For sure, they did not “deserve” to be murdered. No one “deserves” murder, though many may deserve hanging. But people get murdered anyway. There are devils in this world, and to mewl about the unfairness of it all, and whimper, “peace, peace,” does nothing more than to excite more chants of “Allahu akbar.”

The paradox here is that weakness invites attack. Strength and resolution discourage it. The Enemy needs to be assured that he can’t win; that every attempt he makes to push his infernal envelope will result in more lost fingers. (And yes there will be “collateral damage,” no matter how we try to avoid it; for we are not playing touch football here.) That is how “Peace on Earth” is actually kept, or restored.

On balance, I think President Hollande has the right general idea, for the moment. It is to escalate against the Daesh in Syria, and send the cops into such suburbs as Saint-Denis, backed up by troops if necessary. France, as all Western countries, needs to mind her borders more carefully; to stop and then reverse the flow of Muslim migrants, as humanely as possible; to accept only those whose willingness to accept us can be tested. (This is Lockean, too: that tolerance must never be extended to those who will not tolerate us.)

But these are only half measures. We cannot even trust our politicians to do the minimum necessary: for like “global warming” they have found Muslim terrorism useful.

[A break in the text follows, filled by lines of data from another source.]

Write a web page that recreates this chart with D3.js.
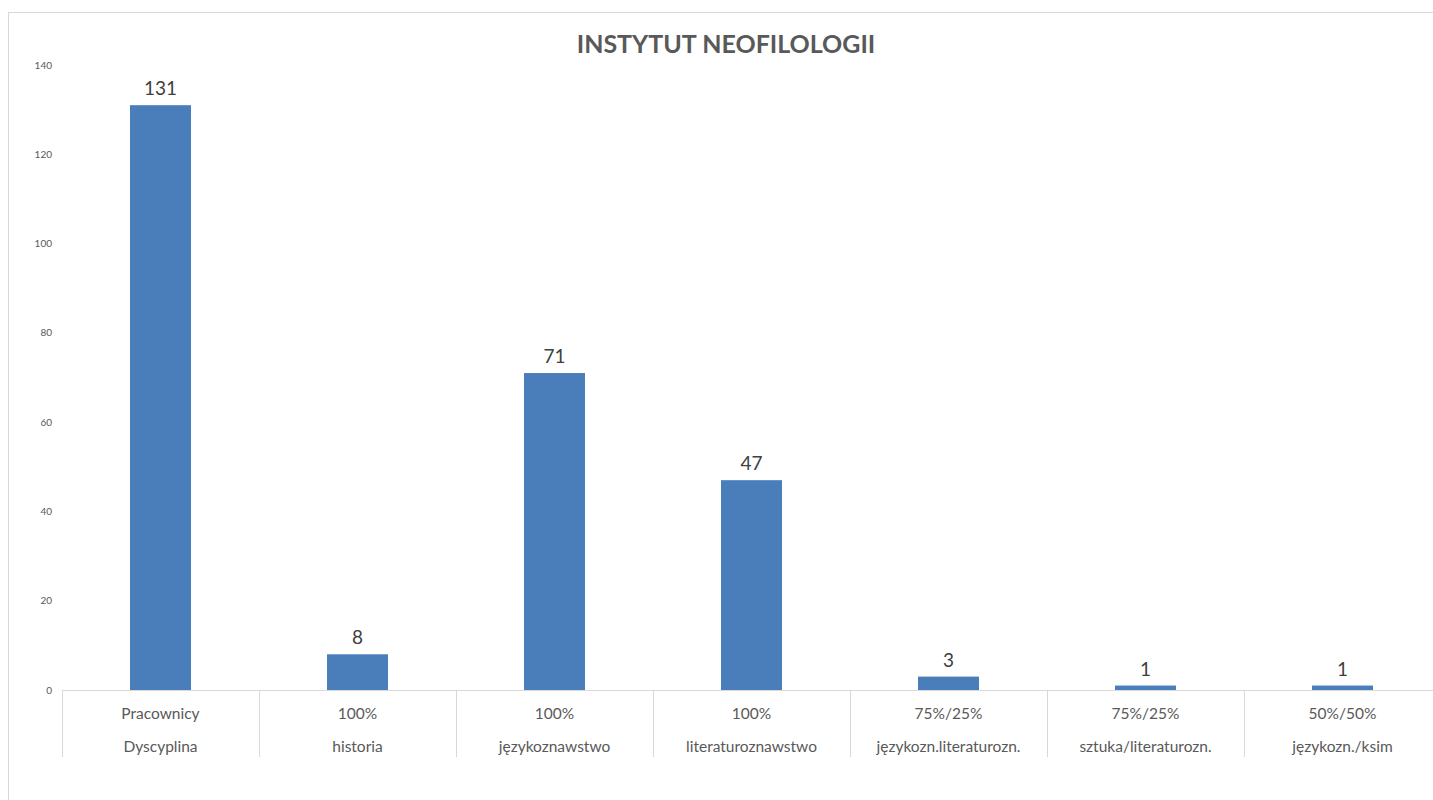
<!DOCTYPE html>
<html>
<head>
<meta charset="utf-8">
<script src="https://cdn.jsdelivr.net/npm/d3@7"></script>
<style>
  body { margin: 0; background: #fff; }
  svg { display: block; }
</style>
</head>
<body>
<svg width="1433" height="800"></svg>
<script>
(function () {
  'use strict';

  const chartTitle = "INSTYTUT NEOFILOLOGII";
  const topLabels = ["Pracownicy", "100%", "100%", "100%", "75%/25%", "75%/25%", "50%/50%"];
  const bottomLabels = ["Dyscyplina", "historia", "językoznawstwo", "literaturoznawstwo",
    "językozn.literaturozn.", "sztuka/literaturozn.", "językozn./ksim"];
  const values = [131, 8, 71, 47, 3, 1, 1];
  const yTicks = [0, 20, 40, 60, 80, 100, 120, 140];

  const svg = d3.select("svg");
  const font = "Lato, 'Open Sans', sans-serif";

  // outer frame
  svg.append("rect")
    .attr("x", 8.5).attr("y", 12.5)
    .attr("width", 1500).attr("height", 900)
    .attr("fill", "none").attr("stroke", "#d9d9d9");

  const x = d3.scaleBand().domain(d3.range(values.length)).range([62, 1441]).paddingInner(0).paddingOuter(0);
  const y = d3.scaleLinear().domain([0, 140]).range([690, 65]);
  const barW = 61;

  svg.append("text")
    .attr("x", 726).attr("y", 53)
    .attr("text-anchor", "middle")
    .style("font-family", font).style("font-weight", "bold")
    .style("font-size", "25px").style("fill", "#595959")
    .text(chartTitle);

  // y tick labels
  svg.selectAll(".ytick").data(yTicks).enter().append("text")
    .attr("class", "ytick")
    .attr("x", 52).attr("y", d => y(d) + 3.5)
    .attr("text-anchor", "end")
    .style("font-family", font).style("font-size", "10px").style("fill", "#595959")
    .text(d => d);

  // bars
  svg.selectAll(".bar").data(values).enter().append("rect")
    .attr("class", "bar")
    .attr("x", (d, i) => x(i) + x.bandwidth() / 2 - barW / 2)
    .attr("y", d => y(d))
    .attr("width", barW)
    .attr("height", d => y(0) - y(d))
    .attr("fill", "#4a7ebb");

  // value labels
  svg.selectAll(".val").data(values).enter().append("text")
    .attr("class", "val")
    .attr("x", (d, i) => x(i) + x.bandwidth() / 2)
    .attr("y", d => y(d) - 10)
    .attr("text-anchor", "middle")
    .style("font-family", font).style("font-size", "19px").style("fill", "#404040")
    .text(d => d);

  // x axis line
  svg.append("line")
    .attr("x1", 62).attr("x2", 1441)
    .attr("y1", y(0) + 0.5).attr("y2", y(0) + 0.5)
    .attr("stroke", "#d9d9d9");

  // category dividers
  const edges = d3.range(values.length + 1).map(i => i < values.length ? x(i) : x(values.length - 1) + x.bandwidth());
  svg.selectAll(".div").data(edges).enter().append("line")
    .attr("class", "div")
    .attr("x1", d => Math.round(d) + 0.5).attr("x2", d => Math.round(d) + 0.5)
    .attr("y1", y(0)).attr("y2", 757)
    .attr("stroke", "#d9d9d9");

  svg.selectAll(".lab1").data(topLabels).enter().append("text")
    .attr("class", "lab1")
    .attr("x", (d, i) => x(i) + x.bandwidth() / 2).attr("y", 719)
    .attr("text-anchor", "middle")
    .style("font-family", font).style("font-size", "15.5px").style("fill", "#595959")
    .text(d => d);

  svg.selectAll(".lab2").data(bottomLabels).enter().append("text")
    .attr("class", "lab2")
    .attr("x", (d, i) => x(i) + x.bandwidth() / 2).attr("y", 752)
    .attr("text-anchor", "middle")
    .style("font-family", font).style("font-size", "15.5px").style("fill", "#595959")
    .text(d => d);
}());
</script>
</body>
</html>
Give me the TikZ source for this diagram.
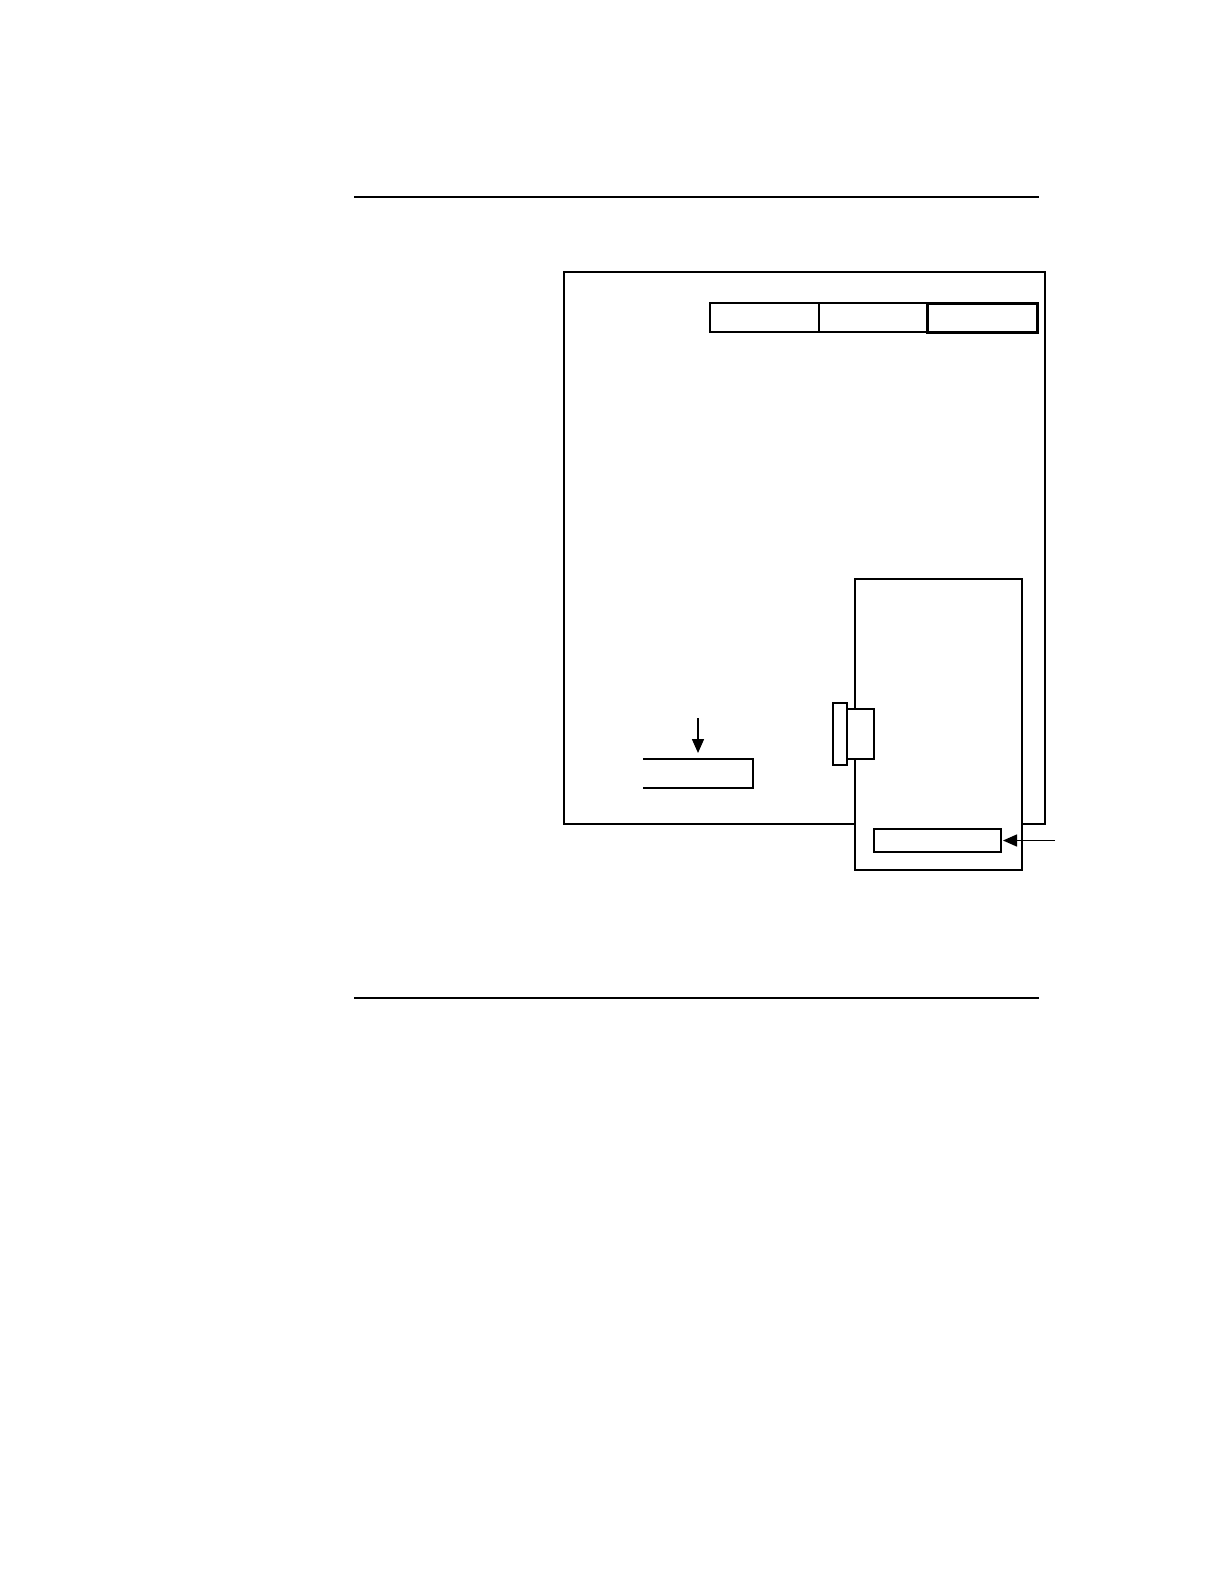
\documentclass[tikz,border=0pt]{standalone}
\usepackage{tikz}
\usetikzlibrary{arrows.meta,positioning}
\tikzset{panel/.style={draw,fill=white,line width=1bp,inner sep=0,outer sep=0},
    slotbox/.style={panel,minimum height=14.5bp},
    pointer/.style={-{Triangle[length=7bp,width=6bp]},line width=0.75bp},
    pagerule/.style={line width=1bp}
}

\begin{document}
\begin{tikzpicture}[x=0.5bp,y=-0.5bp]

\useasboundingbox (0,0) rectangle (1224,1584);

% rules above and below
\draw [pagerule] (354,197) -- (1039,197);
\draw [pagerule,line width=0.65bp] (354,998) -- (1039,998);

% main board
\node (board) at (804.5,548) [panel,minimum width=240.5bp,minimum height=276bp] {};

\node (slotA) at (764.5,317.5) [slotbox,minimum width=54.5bp] {};
\node (slotB) at (873,317.5) [slotbox,minimum width=54bp] {};
\node (slotC) at (982,317.5) [slotbox,minimum width=55bp,line width=1.5bp] {};

% open box, no left side
\node (tray) at (698,773.5) [inner sep=0,outer sep=0,minimum width=55bp,minimum height=14.5bp] {};
\draw [line width=1bp] (tray.north west) -- (tray.north east) -- (tray.south east) -- (tray.south west);

% card
\node (card) at (938.5,724.5) [panel,minimum width=83.5bp,minimum height=145.5bp] {};
\node (plug) at (860.5,734) [panel,minimum width=13.5bp,minimum height=25bp] {};
\node (plate) at (840,734) [panel,minimum width=7bp,minimum height=31bp] {};
\node (edge) at (937.5,840.5) [panel,minimum width=63.5bp,minimum height=11.5bp] {};

\coordinate (trayIn) at (698,718);
\coordinate (edgeIn) at (1055,840.5);

\draw [pointer,shorten >=3bp] (trayIn) -- (tray.north);
\draw [pointer,shorten >=1bp] (edgeIn) -- (edge.east);

\end{tikzpicture}
\end{document}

It is a way to increase their power, and expand the supervision of Nanny State. In the end, only by the faith, of men of goodwill, can a society stand against barbarism.

More deeply, we must rekindle the Christian faith, among people who no longer reproduce, and are slipping into the fear and despair natural to those who have abandoned their heritage; who have become empty husks. For that is the background against which Islam is advancing.